On April 26, Cork, who owns the local Speedy Glass repair shop, put up a sign he knew his neighbours would see from their front windows: “Hey DQ, wanna have a sign war?” The ice cream franchise suffered no brain freeze, taking less than half an hour to coolly respond: “You bet your glass we do.”
Amy Hamilton, the DQ owner, says a customer was responsible for that first zinger. “She had a great comeback. So how could we not?”
It wasn’t long before first responders got involved. “Hey Speedy Glass & DQ, if this thing gets any hotter we’ll be ready with hoses & water,” read a sign posted outside the Listowel station of the North Perth Fire Department, about a four-minute drive away.
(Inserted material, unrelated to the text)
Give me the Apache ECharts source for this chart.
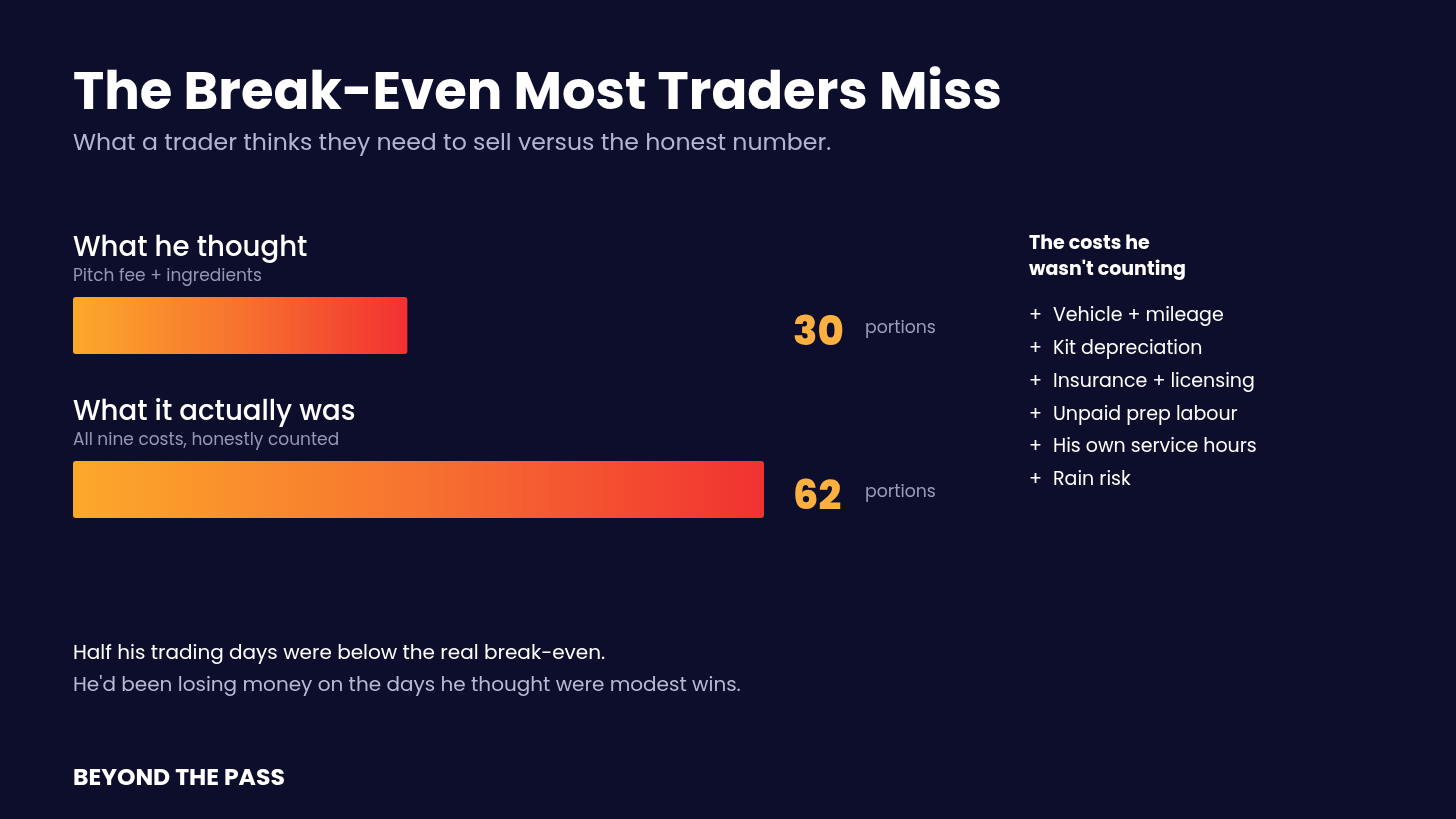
<!DOCTYPE html>
<html>
<head>
<meta charset="utf-8">
<script src="https://cdn.jsdelivr.net/npm/echarts@6/dist/echarts.min.js"></script>
<style>
  html, body { margin: 0; padding: 0; background: #0c0e2b; }
  #container { width: 1456px; height: 819px; }
</style>
</head>
<body>
<div id="container"></div>
<script>
// data
var categories = ['What he thought', 'What it actually was'];
var subtitles = ['Pitch fee + ingredients', 'All nine costs, honestly counted'];
var portions = [30, 62];
var unit = 'portions';
var hiddenCosts = ['Vehicle + mileage', 'Kit depreciation', 'Insurance + licensing', 'Unpaid prep labour', 'His own service hours', 'Rain risk'];
var footLines = ['Half his trading days were below the real break-even.', "He'd been losing money on the days he thought were modest wins."];

var FONT = "Poppins, 'Noto Sans', sans-serif";
var chart = echarts.init(document.getElementById('container'));

var listGraphics = [];
listGraphics.push({
	type: 'text', left: 1029, top: 231,
	style: { text: 'The costs he\nwasn\'t counting', fill: '#ffffff', font: 'bold 19px ' + FONT, lineHeight: 26 }
});
for (var i = 0; i < hiddenCosts.length; i++) {
	listGraphics.push({ type: 'text', left: 1029, top: 307 + i * 32.8,
		style: { text: '+', fill: '#ffffff', font: '19px ' + FONT } });
	listGraphics.push({ type: 'text', left: 1053, top: 307 + i * 32.8,
		style: { text: hiddenCosts[i], fill: '#ffffff', font: '19px ' + FONT } });
}
listGraphics.push({ type: 'text', left: 73, top: 644,
	style: { text: footLines[0], fill: '#ffffff', font: '20px ' + FONT } });
listGraphics.push({ type: 'text', left: 73, top: 676,
	style: { text: footLines[1], fill: '#b9bbd3', font: '20px ' + FONT } });
listGraphics.push({ type: 'text', left: 73, top: 767,
	style: { text: 'BEYOND THE PASS', fill: '#ffffff', font: 'bold 23.5px ' + FONT } });

var option = {
	backgroundColor: '#0c0e2b',
	animation: false,
	title: {
		text: 'The Break-Even Most Traders Miss',
		subtext: 'What a trader thinks they need to sell versus the honest number.',
		left: 68, top: 64,
		itemGap: 10,
		textStyle: { color: '#ffffff', fontSize: 52.8, fontWeight: 'bold', fontFamily: FONT },
		subtextStyle: { color: '#b4b6d0', fontSize: 23.6, fontFamily: FONT }
	},
	grid: { left: 73, right: 1456 - 764, top: 243.5, bottom: 819 - 571.5, containLabel: false },
	xAxis: { type: 'value', min: 0, max: 62, show: false },
	yAxis: [{
		type: 'category', inverse: true, data: categories,
		axisLine: { show: false }, axisTick: { show: false }, splitLine: { show: false },
		axisLabel: {
			inside: true, margin: 0, align: 'left', verticalAlign: 'bottom',
			padding: [0, 0, 37, 0],
			formatter: function (val, idx) { return '{t|' + val + '}\n{s|' + subtitles[idx] + '}'; },
			rich: {
				t: { color: '#ffffff', fontSize: 27.6, fontWeight: 500, fontFamily: FONT, lineHeight: 31 },
				s: { color: '#9597b3', fontSize: 17, fontFamily: FONT, lineHeight: 24 }
			}
		}
	}, {
		type: 'category', inverse: true, position: 'right', data: categories,
		axisLine: { show: false }, axisTick: { show: false }, splitLine: { show: false },
		axisLabel: {
			margin: 29, align: 'left',
			formatter: function (val, idx) { return '{v|' + portions[idx] + '}{u|' + unit + '}'; },
			rich: {
				v: { color: '#fbb040', fontSize: 40, fontWeight: 800, fontFamily: FONT, width: 72, padding: [18, 0, 0, 0] },
				u: { color: '#9a9cb8', fontSize: 17.3, fontFamily: FONT, padding: [6, 0, 0, 0] }
			}
		}
	}],
	series: [{
		type: 'bar', data: portions, barWidth: 57,
		itemStyle: {
			borderRadius: 3,
			color: new echarts.graphic.LinearGradient(0, 0, 1, 0, [
				{ offset: 0, color: '#fca92a' },
				{ offset: 0.5, color: '#f7722f' },
				{ offset: 1, color: '#f23132' }
			])
		}
	}],
	graphic: listGraphics
};
chart.setOption(option);
</script>
</body>
</html>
The thing spread like wildfire. Enter the Royal Canadian Legion, sports stores, restaurants and the Listowel agricultural society. Paper signs in shop windows. Stickers on the sides of vans. The Atwood Presbyterian Church, with: “Hey DQ, our Sundays are the best.” A restaurant called Diana Sweets, with: “How to win #signwars: WE HAVE BACON.” The Swiss embassy, all the way up in Ottawa, with: “We’re in! #signwar Can’t be neutral on fun!”
Over in Virginia, a Japanese eatery called Kabuki called out to Listowel: “Canadians tryin 2 join the sign war ehh? Yall ride on elks for Uber right . . . bring it on, Ontario!” Cork and Hamilton rolled with it. “Hey Kabuki, gloves are off. No more Mr. Rice Guy” went up at the Speedy. At the Dairy Queen: “Hey Virginia, you may have Kabuki, but we have Suzuki eh!” (Referring to scientist and environmental activist David Suzuki.)
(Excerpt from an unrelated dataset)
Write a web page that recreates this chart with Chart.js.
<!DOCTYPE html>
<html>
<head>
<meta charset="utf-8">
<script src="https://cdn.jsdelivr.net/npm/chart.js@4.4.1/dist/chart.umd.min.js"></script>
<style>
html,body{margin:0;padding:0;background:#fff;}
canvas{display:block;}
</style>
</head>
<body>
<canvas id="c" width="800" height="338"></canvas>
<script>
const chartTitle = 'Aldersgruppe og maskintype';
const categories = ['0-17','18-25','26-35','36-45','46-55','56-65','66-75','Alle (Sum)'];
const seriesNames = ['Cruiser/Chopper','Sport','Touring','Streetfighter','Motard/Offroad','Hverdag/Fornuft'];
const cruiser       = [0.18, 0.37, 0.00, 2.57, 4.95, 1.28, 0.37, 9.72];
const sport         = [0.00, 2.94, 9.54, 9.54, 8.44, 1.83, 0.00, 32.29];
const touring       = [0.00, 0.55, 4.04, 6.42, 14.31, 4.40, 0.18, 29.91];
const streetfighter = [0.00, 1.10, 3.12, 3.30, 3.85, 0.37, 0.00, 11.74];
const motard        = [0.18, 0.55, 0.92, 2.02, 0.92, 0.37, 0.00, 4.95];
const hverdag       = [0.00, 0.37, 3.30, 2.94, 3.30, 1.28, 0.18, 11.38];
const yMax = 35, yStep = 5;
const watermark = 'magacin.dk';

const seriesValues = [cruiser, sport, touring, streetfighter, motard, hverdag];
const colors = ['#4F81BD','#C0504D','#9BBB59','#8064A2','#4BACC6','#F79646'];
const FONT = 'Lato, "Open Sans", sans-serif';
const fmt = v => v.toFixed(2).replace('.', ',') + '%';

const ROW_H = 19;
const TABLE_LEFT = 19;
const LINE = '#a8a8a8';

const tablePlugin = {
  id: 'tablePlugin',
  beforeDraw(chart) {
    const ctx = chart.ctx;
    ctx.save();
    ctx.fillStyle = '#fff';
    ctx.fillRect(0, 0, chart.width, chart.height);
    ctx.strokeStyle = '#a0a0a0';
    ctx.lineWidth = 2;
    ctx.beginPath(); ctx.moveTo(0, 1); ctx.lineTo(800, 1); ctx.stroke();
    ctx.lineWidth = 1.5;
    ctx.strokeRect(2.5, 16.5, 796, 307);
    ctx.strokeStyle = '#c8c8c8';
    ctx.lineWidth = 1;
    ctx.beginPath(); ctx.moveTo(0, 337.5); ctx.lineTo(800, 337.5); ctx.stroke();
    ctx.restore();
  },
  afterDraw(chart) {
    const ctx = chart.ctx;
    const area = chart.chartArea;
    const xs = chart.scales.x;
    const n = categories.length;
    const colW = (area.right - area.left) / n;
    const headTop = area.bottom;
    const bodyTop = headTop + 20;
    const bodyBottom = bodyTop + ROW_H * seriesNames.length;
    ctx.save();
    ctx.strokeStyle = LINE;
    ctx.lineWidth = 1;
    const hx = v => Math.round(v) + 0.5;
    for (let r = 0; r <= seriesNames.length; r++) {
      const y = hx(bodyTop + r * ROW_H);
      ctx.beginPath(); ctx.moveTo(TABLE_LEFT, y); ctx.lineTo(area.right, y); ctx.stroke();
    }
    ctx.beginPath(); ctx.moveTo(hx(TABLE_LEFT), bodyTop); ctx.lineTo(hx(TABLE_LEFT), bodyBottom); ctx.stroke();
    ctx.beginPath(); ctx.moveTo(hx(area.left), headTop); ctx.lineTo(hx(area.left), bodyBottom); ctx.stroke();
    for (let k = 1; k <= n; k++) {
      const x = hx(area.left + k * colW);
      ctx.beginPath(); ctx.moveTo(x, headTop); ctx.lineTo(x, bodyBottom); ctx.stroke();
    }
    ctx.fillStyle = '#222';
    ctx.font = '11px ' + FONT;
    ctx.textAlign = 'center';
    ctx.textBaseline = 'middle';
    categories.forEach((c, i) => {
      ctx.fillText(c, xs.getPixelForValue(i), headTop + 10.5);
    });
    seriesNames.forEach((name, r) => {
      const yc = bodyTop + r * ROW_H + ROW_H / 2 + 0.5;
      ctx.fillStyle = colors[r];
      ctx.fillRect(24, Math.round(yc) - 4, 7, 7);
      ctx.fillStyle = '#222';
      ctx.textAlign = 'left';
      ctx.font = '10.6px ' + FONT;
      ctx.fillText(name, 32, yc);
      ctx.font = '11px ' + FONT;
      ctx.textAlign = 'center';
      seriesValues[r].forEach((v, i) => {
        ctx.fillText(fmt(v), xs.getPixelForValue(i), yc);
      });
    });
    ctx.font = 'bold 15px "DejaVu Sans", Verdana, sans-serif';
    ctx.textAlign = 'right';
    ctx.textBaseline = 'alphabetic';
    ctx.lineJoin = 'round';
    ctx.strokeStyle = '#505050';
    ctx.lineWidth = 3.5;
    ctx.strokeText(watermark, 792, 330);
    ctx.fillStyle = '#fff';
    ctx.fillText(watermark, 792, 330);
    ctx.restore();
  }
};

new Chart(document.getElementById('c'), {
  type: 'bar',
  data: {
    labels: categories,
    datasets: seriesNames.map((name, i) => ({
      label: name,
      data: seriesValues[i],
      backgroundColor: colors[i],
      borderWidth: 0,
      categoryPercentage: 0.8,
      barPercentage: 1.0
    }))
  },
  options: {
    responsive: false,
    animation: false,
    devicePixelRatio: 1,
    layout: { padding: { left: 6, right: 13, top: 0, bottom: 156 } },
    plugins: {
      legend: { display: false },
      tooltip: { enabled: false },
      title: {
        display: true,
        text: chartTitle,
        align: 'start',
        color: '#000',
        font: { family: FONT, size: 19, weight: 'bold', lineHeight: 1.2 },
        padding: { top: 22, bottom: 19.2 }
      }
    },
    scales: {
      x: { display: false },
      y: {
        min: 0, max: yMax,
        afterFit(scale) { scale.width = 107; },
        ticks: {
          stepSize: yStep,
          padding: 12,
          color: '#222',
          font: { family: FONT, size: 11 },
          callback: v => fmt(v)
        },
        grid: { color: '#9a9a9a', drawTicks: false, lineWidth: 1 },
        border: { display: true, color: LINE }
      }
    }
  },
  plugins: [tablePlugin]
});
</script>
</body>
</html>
“My brain’s getting mushy,” Cork says toward the end of May. With hundreds of businesses in Listowel and nearby towns in on the fun, he’s still cooking up new one-liners every day with the help of his wife and staff. The day I call, his sign says “We have the finest piece of glass in town” on one side, and features a shout-out to the local Toastmasters group on the other: “Hey Toastmasters, you may be good at public speaking but can you do it in sign language?”
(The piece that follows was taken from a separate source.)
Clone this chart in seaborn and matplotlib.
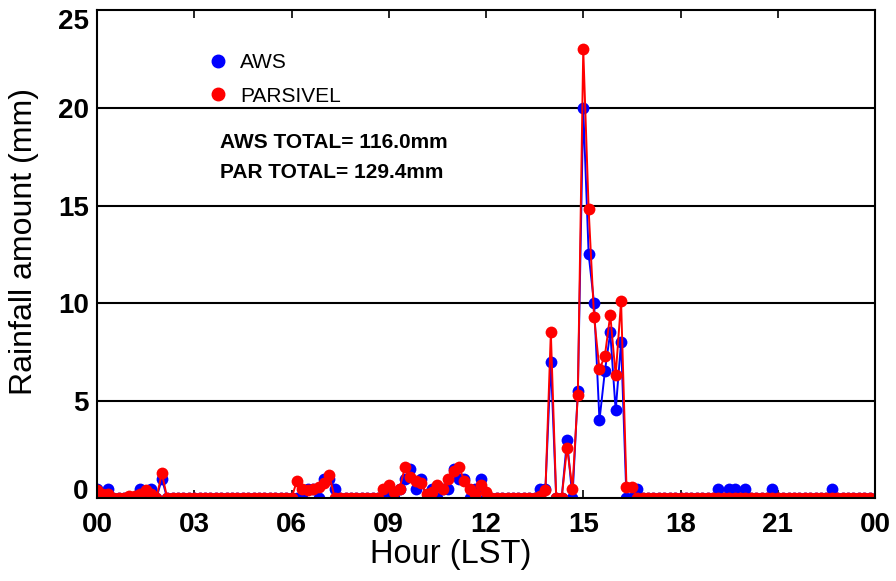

Asked to pick out one of his favourites from the past month, Cork recites from memory his rebuttal to a taco joint: “Holy guacamole, this blew up like my glass after Taco Tuesday.” Then he can’t help but laugh. He still gets a kick out of it.
Hamilton can’t believe the blizzard of goodwill her neighbour got going. On some days, before the DQ opens in the morning, customers are outside waiting, taking pictures of the signs. “Who would’ve thought? It just blows my mind every day,” she says. But the credit, she adds, belongs with Cork. “He started this. It’s amazing. It’s brought smiles and excitement to the town. And that’s all Trevor.”
She’s not the only one tipping the hat. People have started to stop by the Speedy just to say thank you. And some 5,000 Facebook users have joined a group celebrating the “Perth County Sign Wars”—mirroring a similar group of about 30,000 in Christiansburg. Cork says he hasn’t seen a single negative comment.
“We’re still in lockdown, and it’s just depressing, so it’s giving people a little bit of an outlet to express themselves and just to smile a bit,” he says, adding that everyone else in the community deserves kudos for keeping it going. “It’s bigger than just me, and it’s still going strong.”